━━━━━ Supplied data

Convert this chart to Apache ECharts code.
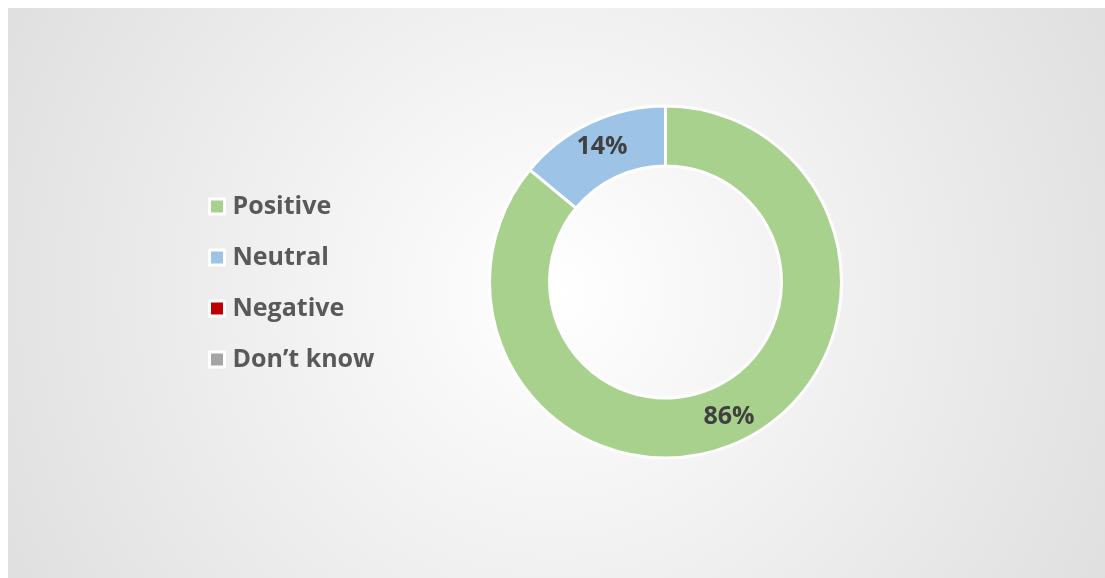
<!DOCTYPE html>
<html>
<head>
<meta charset="utf-8">
<script src="https://cdn.jsdelivr.net/npm/echarts@6/dist/echarts.min.js"></script>
<style>
html,body{margin:0;padding:0;background:#fff;}
#c{width:1105px;height:578px;}
</style>
</head>
<body>
<div id="c"></div>
<script>
const categories = ['Positive', 'Neutral', 'Negative', 'Don\u2019t know'];
const values = [86, 14, 0, 0];
const colors = ['#a9d18e', '#9dc3e6', '#c00000', '#a5a5a5'];

const chart = echarts.init(document.getElementById('c'), null, {renderer: 'canvas'});
const data = categories.map((name, i) => ({name: name, value: values[i], itemStyle: {color: colors[i]}}));

chart.setOption({
  animation: false,
  graphic: [{
    type: 'rect',
    z: -10,
    silent: true,
    shape: {x: 8, y: 8, width: 1097, height: 570},
    style: {
      fill: new echarts.graphic.RadialGradient(0.5, 0.5, 1.1, [
        {offset: 0, color: '#ffffff'},
        {offset: 1, color: '#e0dfe0'}
      ])
    }
  }],
  legend: {
    orient: 'vertical',
    left: 203,
    top: 189,
    itemWidth: 15,
    itemHeight: 15,
    itemGap: 26,
    icon: 'rect',
    selectedMode: false,
    itemStyle: {borderColor: '#ffffff', borderWidth: 3},
    textStyle: {
      fontFamily: 'Open Sans',
      fontWeight: 'bold',
      fontSize: 25,
      color: '#595959',
      padding: [0, 0, 0, 3]
    },
    data: categories
  },
  series: [{
    type: 'pie',
    center: [665.5, 282],
    radius: [116, 176],
    startAngle: 90,
    clockwise: true,
    avoidLabelOverlap: false,
    label: {
      show: true,
      position: 'inside',
      formatter: p => p.value > 0 ? p.value + '%' : '',
      fontFamily: 'Open Sans',
      fontWeight: 'bold',
      fontSize: 25,
      color: '#404040'
    },
    labelLine: {show: false},
    itemStyle: {borderColor: '#ffffff', borderWidth: 3},
    emphasis: {disabled: true},
    data: data
  }]
});
</script>
</body>
</html>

━━━━━━━━━━

◆ Your instructions
From the first line above through the line containing "const data = categories.map((name, i)", copy everything exactly, without the pictures.

◆ Complete answer
Convert this chart to Apache ECharts code.
<!DOCTYPE html>
<html>
<head>
<meta charset="utf-8">
<script src="https://cdn.jsdelivr.net/npm/echarts@6/dist/echarts.min.js"></script>
<style>
html,body{margin:0;padding:0;background:#fff;}
#c{width:1105px;height:578px;}
</style>
</head>
<body>
<div id="c"></div>
<script>
const categories = ['Positive', 'Neutral', 'Negative', 'Don\u2019t know'];
const values = [86, 14, 0, 0];
const colors = ['#a9d18e', '#9dc3e6', '#c00000', '#a5a5a5'];

const chart = echarts.init(document.getElementById('c'), null, {renderer: 'canvas'});
const data = categories.map((name, i) => ({name: name, value: values[i], itemStyle: {color: colors[i]}}));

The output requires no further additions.